Provided data ->
━━━━

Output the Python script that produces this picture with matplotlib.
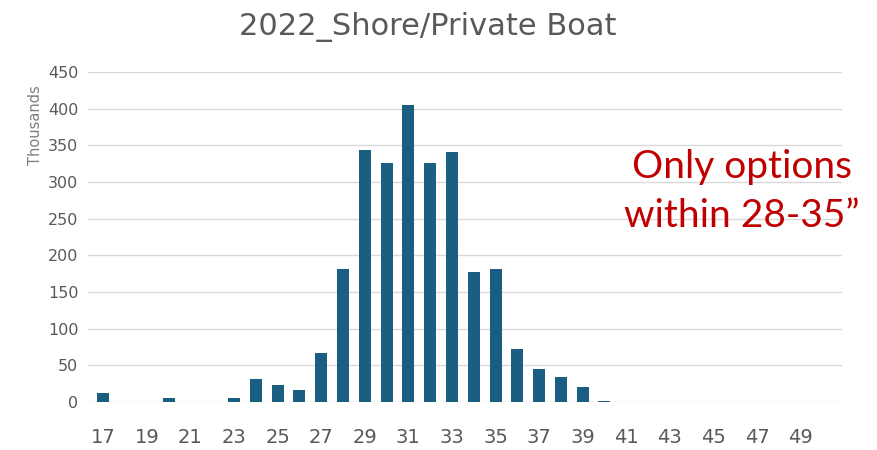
import matplotlib.pyplot as plt
import numpy as np

# lengths 17..50, counts in thousands
lengths = list(range(17, 51))
counts = [12, 0, 0, 5, 0, 0, 6, 31, 23, 16, 67, 182, 343, 326, 405, 326, 341,
          177, 182, 72, 45, 34, 20, 2, 0, 0, 0, 0, 0, 0, 0, 0, 0, 0]
tick_labels = [str(v) for v in range(17, 51, 2)]

fig = plt.figure(figsize=(8.77, 4.5), dpi=100)
ax = fig.add_axes([88/877, 48/450, 754/877, 330/450])

x = np.arange(len(lengths))
ax.bar(x, counts, width=0.55, color='#1a5f82', zorder=3)

ax.set_ylim(0, 450)
ax.set_yticks(range(0, 451, 50))
ax.set_xlim(-0.7, len(lengths) - 0.1)
ax.set_xticks(x[::2])
ax.set_xticklabels(tick_labels)
ax.grid(axis='y', color='#d9d9d9', linewidth=1, zorder=0)
for s in ax.spines.values():
    s.set_visible(False)
ax.tick_params(axis='both', length=0, colors='#595959')
ax.tick_params(axis='x', labelsize=14, pad=19)
ax.tick_params(axis='y', labelsize=11.5, pad=7)
ax.set_ylabel('Thousands', color='#7f7f7f', fontsize=10.5)
ax.yaxis.set_label_coords(-0.06, 0.84)

fig.text(0.488, 0.94, '2022_Shore/Private Boat', ha='center', va='center',
         fontsize=22, color='#595959')
fig.text(0.846, 0.575, 'Only options\nwithin 28-35\u201d', ha='center', va='center',
         fontsize=28, color='#c00000', linespacing=1.45, family='Lato')

fig.savefig('out.png')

━━━━

What is required -> Answer with a single number: the count of lines holding the word "matplotlib".

Worked answer -> 2